No, when a process perform a system call, it just temporarily changes its mode and got extra privileges for this period of time but it is still running in the very same thread of execution.

That is true for Linux, but not all operating systems. And even in Linux it isn't 100%. For these the transfer to the kernel will cause the process to be suspended, and a different thread will take over.

The places this is true in Linux will be the information retrieval functions - retrieving time, process states... But in others the process is suspended while kernel tasks are carried out in a different thread, but possibly using the memory context of the user process. Network activity for one. The thread of execution will place requests for action in a queue, then be suspended until that action is complete. The kernel will catch an interrupt, the independent thread will be resumed to handle it - and it will then process the queued request.

Most physical I/O is handled this way, loading buffers, writing buffers... Then when the request is in memory the requesting thread will be resumed, and then complete the request and return to the user mode program.

Determining what is a "thread" of execution gets vague...

You can see these other "processes" that handle such, though they aren't easily identified as to what they are doing... They show up in the output of "ps -elf" as the processes within brackets - usually named "[kworker/nn:nn]" with various strings for nnn or "[kthreadd]" (and not limited to these names either).

linux4evr5581 · 10-31-2016, 10:43 AM

Quote:

Originally Posted by jpollard

That is true for Linux, but not all operating systems. And even in Linux it isn't 100%. For these the transfer to the kernel will cause the process to be suspended, and a different thread will take over.

The places this is true in Linux will be the information retrieval functions - retrieving time, process states... But in others the process is suspended while kernel tasks are carried out in a different thread, but possibly using the memory context of the user process. Network activity for one. The thread of execution will place requests for action in a queue, then be suspended until that action is complete.

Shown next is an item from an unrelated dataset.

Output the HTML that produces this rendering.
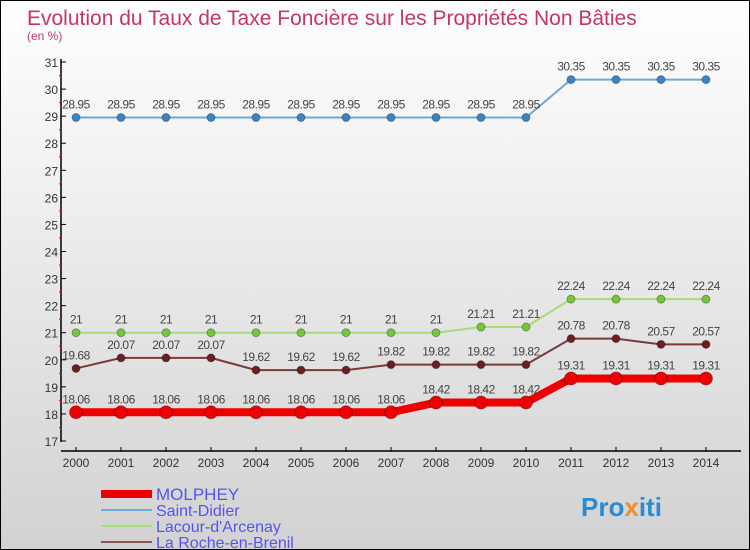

The kernel will catch an interrupt, the independent thread will be resumed to handle it - and it will then process the queued request.

Most physical I/O is handled this way, loading buffers, writing buffers... Then when the request is in memory the requesting thread will be resumed, and then complete the request and return to the user mode program.

Determining what is a "thread" of execution gets vague...

You can see these other "processes" that handle such, though they aren't easily identified as to what they are doing... They show up in the output of "ps -elf" as the processes within brackets - usually named "[kworker/nn:nn]" with various strings for nnn or "[kthreadd]" (and not limited to these names either).

Interesting the latter sounds a like state-present synchronous sequential system where its using states of memory elements (the buffers, or memory context of the user), so that the system can remember what happens before values change/changed (and produce an output based on that state or inputs/state). And where the outputs will change only through some sort of signal, such as in this case the kernel catching the interrupt I think.. (not sure though I need to finish my online circuitry class)

jpollard · 10-31-2016, 12:21 PM

Well, the queued entries identify the process, and that can be used for some actions.

But usually the queued values are for data exchange (read/write/update...), in which case the only significant thing is to transfer the data buffers to/from external devices (or systems). This is still being done for the users process, but it is various kernel thereads handling the operation. They don't directly interact with the user unless there is some signal to be passed (from errors), but at that point the kernel thread simply registers the problem and the user process is re-entered in the run queue - (some other processor may pick it up) and the kernel thread goes to process the next queue entry.

The signal only gets delivered to the user process after the process execution thread is run on some CPU.